Where the Wild Girl Is

Be Wild, Little One– written by Olivia Hope, illustrated by Daniel Egnéus
Bloomsbury Children’s Books, 2023

There are no quiet indoor voices in this book.  The narrator directly addresses an outgoing and active child whose imagination takes flight in the natural world.  In brightly colored pictures and rhythmic text set in large font, she rides with elephants, wings with chimpanzees, and travels into a storm in her hot air balloon made of dandelion. There is no return home to a hot supper (apologies to Maurice Sendak) and no transition to the everyday world.  Be Wild, Little One is a straightforward celebration of untamed childhood.

There are realistic elements to the girl. She wears a striped t-shirt and shorts, and her hair is no more unruly than might be expected.  When she appears nesting inside a flower or riding on an elephant’s trunk, she is still identifiable as a real person.  The scale of her adventures varies, since in the flower scene she is smaller than a butterfly, but just the size one would expect in relation to the elephant.  She defies gravity when dancing with fireflies, but runs on the ground alongside a rabbit. The colors of nature predominate in Daniel Egnéus’s images: the star white of snow, a fading blue night sky, the deep green of a forest.

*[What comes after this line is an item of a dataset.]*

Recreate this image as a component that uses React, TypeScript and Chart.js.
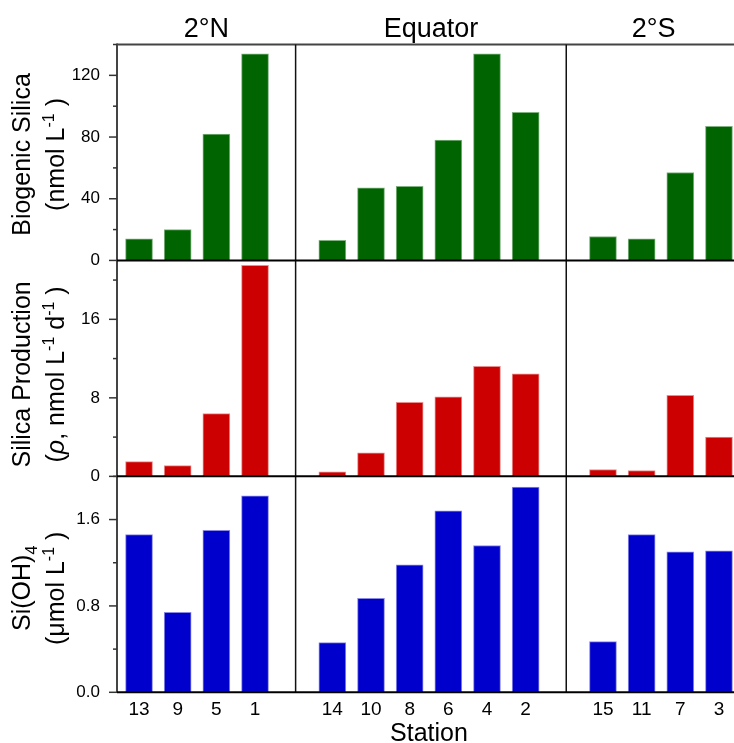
import { useEffect, useRef } from 'react';
import { Chart, registerables } from 'chart.js';

Chart.register(...registerables);

// ---------- data ----------
const columnTitles = ['2°N', 'Equator', '2°S'];

const stations2N = ['13', '9', '5', '1'];
const stationsEq = ['14', '10', '8', '6', '4', '2'];
const stations2S = ['15', '11', '7', '3'];

const biogenicSilica2N = [14, 20, 82, 134];
const biogenicSilicaEq = [13, 47, 48, 78, 134, 96];
const biogenicSilica2S = [15.5, 14, 57, 87];

const silicaProduction2N = [1.5, 1.1, 6.4, 21.5];
const silicaProductionEq = [0.45, 2.4, 7.55, 8.1, 11.2, 10.45];
const silicaProduction2S = [0.7, 0.6, 8.25, 4.0];

const silicate2N = [1.46, 0.74, 1.5, 1.82];
const silicateEq = [0.46, 0.87, 1.18, 1.68, 1.36, 1.9];
const silicate2S = [0.47, 1.46, 1.3, 1.31];

const bsiTickValues = [0, 20, 40, 60, 80, 100, 120, 140];
const bsiTickLabels = [0, 40, 80, 120];
const prodTickValues = [0, 4, 8, 12, 16, 20];
const prodTickLabels = [0, 8, 16];
const siTickValues = [0, 0.4, 0.8, 1.2, 1.6, 2.0];
const siTickLabels = [0, 0.8, 1.6];

// ---------- layout / style ----------
const FONT = '"Liberation Sans", Arial, Helvetica, sans-serif';
const GREEN = '#006400';
const RED = '#cc0000';
const BLUE = '#0000cc';
const X_MIN = -0.57;
const X_MAX = 15.57;
const DIVIDER_AFTER_LAST = 1.05; // slot units after the last bar of a column
const CANVAS_W = 750;
const CANVAS_H = 743;

const stationGroups = [stations2N, stationsEq, stations2S];

// slot index of each station: groups separated by one empty slot
const groupIndices: number[][] = [];
{
  let pos = 0;
  stationGroups.forEach((g) => {
    groupIndices.push(g.map((_, i) => pos + i));
    pos += g.length + 1;
  });
}
const stationLabelAt: Record<number, string> = {};
stationGroups.forEach((g, gi) => g.forEach((s, i) => (stationLabelAt[groupIndices[gi][i]] = s)));
const allIndices = groupIndices.flat();

const toPoints = (groups: number[][]) =>
  groups.flatMap((vals, gi) => vals.map((v, i) => ({ x: groupIndices[gi][i], y: v })));

const dividers = groupIndices.slice(0, -1).map((g) => g[g.length - 1] + DIVIDER_AFTER_LAST);

type Seg = { t: string; sup?: boolean; sub?: boolean; italic?: boolean };

const rowTitles: Seg[][][] = [
  [[{ t: 'Biogenic Silica' }], [{ t: '(nmol L' }, { t: '-1', sup: true }, { t: ' )' }]],
  [
    [{ t: 'Silica Production' }],
    [
      { t: '(' },
      { t: 'ρ', italic: true },
      { t: ', nmol L' },
      { t: '-1', sup: true },
      { t: ' d' },
      { t: '-1', sup: true },
      { t: ' )' },
    ],
  ],
  [[{ t: 'Si(OH)' }, { t: '4', sub: true }], [{ t: '(μmol L' }, { t: '-1', sup: true }, { t: ' )' }]],
];
const rowTitleShift = [2, 6, 4];

function drawRich(ctx: CanvasRenderingContext2D, segs: Seg[], size: number, cx: number, cy: number) {
  const small = Math.round(size * 0.64);
  const fontFor = (s: Seg) => `${s.italic ? 'italic ' : ''}${s.sup || s.sub ? small : size}px ${FONT}`;
  let total = 0;
  const widths = segs.map((s) => {
    ctx.font = fontFor(s);
    const w = ctx.measureText(s.t).width;
    total += w;
    return w;
  });
  let xp = cx - total / 2;
  ctx.textAlign = 'left';
  ctx.textBaseline = 'alphabetic';
  segs.forEach((s, i) => {
    ctx.font = fontFor(s);
    const dy = s.sup ? -size * 0.42 : s.sub ? size * 0.28 : 0;
    ctx.fillText(s.t, xp, cy + dy);
    xp += widths[i];
  });
}

const overlay = {
  id: 'overlay',
  afterDraw(chart: any) {
    const { ctx, chartArea: a, scales } = chart;
    const xs = scales.x;
    const rows = [scales.yTop, scales.yMid, scales.yBot];
    const majors = [bsiTickLabels, prodTickLabels, siTickLabels];
    const line = (x1: number, y1: number, x2: number, y2: number, c: string, w: number) => {
      ctx.beginPath();
      ctx.strokeStyle = c;
      ctx.lineWidth = w;
      ctx.moveTo(x1, y1);
      ctx.lineTo(x2, y2);
      ctx.stroke();
    };
    ctx.save();
    // frame
    line(a.left, a.top, a.right + 2, a.top, '#444', 2);
    line(a.left, a.top - 1, a.left, a.bottom, '#444', 2);
    dividers.forEach((v) => {
      const px = xs.getPixelForValue(v);
      line(px, a.top, px, a.bottom, '#111', 1.5);
    });
    rows.forEach((s: any) => {
      const y = s.getPixelForValue(0);
      line(a.left, y, a.right + 2, y, '#000', 2);
    });
    // y tick marks
    rows.forEach((s: any, ri: number) => {
      s.ticks.forEach((t: any) => {
        const y = s.getPixelForValue(t.value);
        const major = majors[ri].some((m) => Math.abs(m - t.value) < 1e-9);
        line(a.left - (major ? 8 : 4), y, a.left, y, '#333', 1.5);
      });
    });
    ctx.fillStyle = '#000';
    // column titles
    const bounds = [xs.getPixelForValue(X_MIN), ...dividers.map((d) => xs.getPixelForValue(d)), xs.getPixelForValue(X_MAX)];
    ctx.font = `27px ${FONT}`;
    ctx.textAlign = 'center';
    ctx.textBaseline = 'alphabetic';
    columnTitles.forEach((t, i) => {
      ctx.fillText(t, (bounds[i] + bounds[i + 1]) / 2, 37);
    });
    // x title
    ctx.font = `25px ${FONT}`;
    ctx.fillText('Station', (a.left + a.right) / 2, 741);
    // row titles
    rows.forEach((s: any, ri: number) => {
      const cy = (s.getPixelForValue(s.min) + s.getPixelForValue(s.max)) / 2 + rowTitleShift[ri];
      const baselines = [30, 64];
      rowTitles[ri].forEach((segs, li) => {
        ctx.save();
        ctx.translate(baselines[li], cy);
        ctx.rotate(-Math.PI / 2);
        drawRich(ctx, segs, 25, 0, 0);
        ctx.restore();
      });
    });
    ctx.restore();
  },
};

const yScale = (min: number, max: number, tickValues: number[], labels: number[], digits: number) => ({
  type: 'linear' as const,
  position: 'left' as const,
  stack: 'rows',
  stackWeight: 1,
  min,
  max,
  bounds: 'data' as const,
  offset: false,
  grid: { display: false, drawTicks: false },
  border: { display: false },
  afterBuildTicks: (s: any) => {
    s.ticks = tickValues.map((v) => ({ value: v }));
  },
  afterFit: (s: any) => {
    s.width = 117;
  },
  ticks: {
    autoSkip: false,
    padding: 17,
    color: '#000',
    font: { family: FONT, size: 17 },
    callback: (v: any) => (labels.some((m) => Math.abs(m - v) < 1e-9) ? Number(v).toFixed(digits) : ''),
  },
});

export default function App() {
  const ref = useRef<HTMLCanvasElement>(null);
  useEffect(() => {
    if (!ref.current) return;
    const barStyle = { barThickness: 27, grouped: false, borderWidth: 1 };
    const chart = new Chart(ref.current, {
      type: 'bar',
      data: {
        datasets: [
          {
            label: 'Si(OH)4',
            data: toPoints([silicate2N, silicateEq, silicate2S]),
            yAxisID: 'yBot',
            backgroundColor: BLUE,
            borderColor: '#8a8ae6',
            ...barStyle,
          },
          {
            label: 'Silica Production',
            data: toPoints([silicaProduction2N, silicaProductionEq, silicaProduction2S]),
            yAxisID: 'yMid',
            backgroundColor: RED,
            borderColor: '#ea8c8c',
            ...barStyle,
          },
          {
            label: 'Biogenic Silica',
            data: toPoints([biogenicSilica2N, biogenicSilicaEq, biogenicSilica2S]),
            yAxisID: 'yTop',
            backgroundColor: GREEN,
            borderColor: '#7fb27f',
            ...barStyle,
          },
        ] as any,
      },
      options: {
        responsive: false,
        animation: false,
        layout: { padding: { left: 0, top: 44.5, right: CANVAS_W - 741, bottom: 0 } },
        plugins: { legend: { display: false }, tooltip: { enabled: false } },
        scales: {
          x: {
            type: 'linear',
            min: X_MIN,
            max: X_MAX,
            bounds: 'data',
            offset: false,
            grid: { display: false, drawTicks: false, offset: false },
            border: { display: false },
            afterBuildTicks: (s: any) => {
              s.ticks = allIndices.map((v) => ({ value: v }));
            },
            afterFit: (s: any) => {
              s.height = CANVAS_H - 692.3;
            },
            ticks: {
              autoSkip: false,
              maxRotation: 0,
              padding: 6,
              color: '#000',
              font: { family: FONT, size: 19 },
              callback: (v: any) => stationLabelAt[Math.round(Number(v))] ?? '',
            },
          },
          yBot: yScale(0, 2.0, siTickValues, siTickLabels, 1),
          yMid: yScale(0, 22, prodTickValues, prodTickLabels, 0),
          yTop: yScale(0, 140, bsiTickValues, bsiTickLabels, 0),
        } as any,
      },
      plugins: [overlay],
    });
    return () => chart.destroy();
  }, []);
  return (
    <div
      style={{
        position: 'absolute',
        left: 0,
        top: 0,
        width: 734,
        height: 743,
        overflow: 'hidden',
        background: '#fff',
      }}
    >
      <canvas ref={ref} width={CANVAS_W} height={CANVAS_H} style={{ display: 'block' }} />
    </div>
  );
}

Olivia Hope’s words mix description and metaphor, although children reading or listening to the book need not see that distinction.  When the girl is told to “Run with wolves through mountain snow,” there are no perils suggested by that activity.  On the other hand, “Stomp and stamp, clap and cheer. Sing your song for all to hear!” corresponds to any child’s ordinary activities.  There is implied reassurance in the reminder that “Storms will come, but storms will go,” and an allusion to classic fairy tales in the direction to wish on a star.  Every one of these scenarios is part of the definition of childhood as a time of unfettered freedom. 

No doubt, children know that their routines are not defined by befriending wild animals or sitting atop a castle, but they also know that such imaginary journeys sometimes surface in the midst of more mundane events.  By insistently repeating the message to “Be wild,” Hope implies that the two parts of life don’t need to contradict one another.  The book’s assumption is a refreshing one. Sometimes kids just need to be wild, without specifying the inevitable return to reality.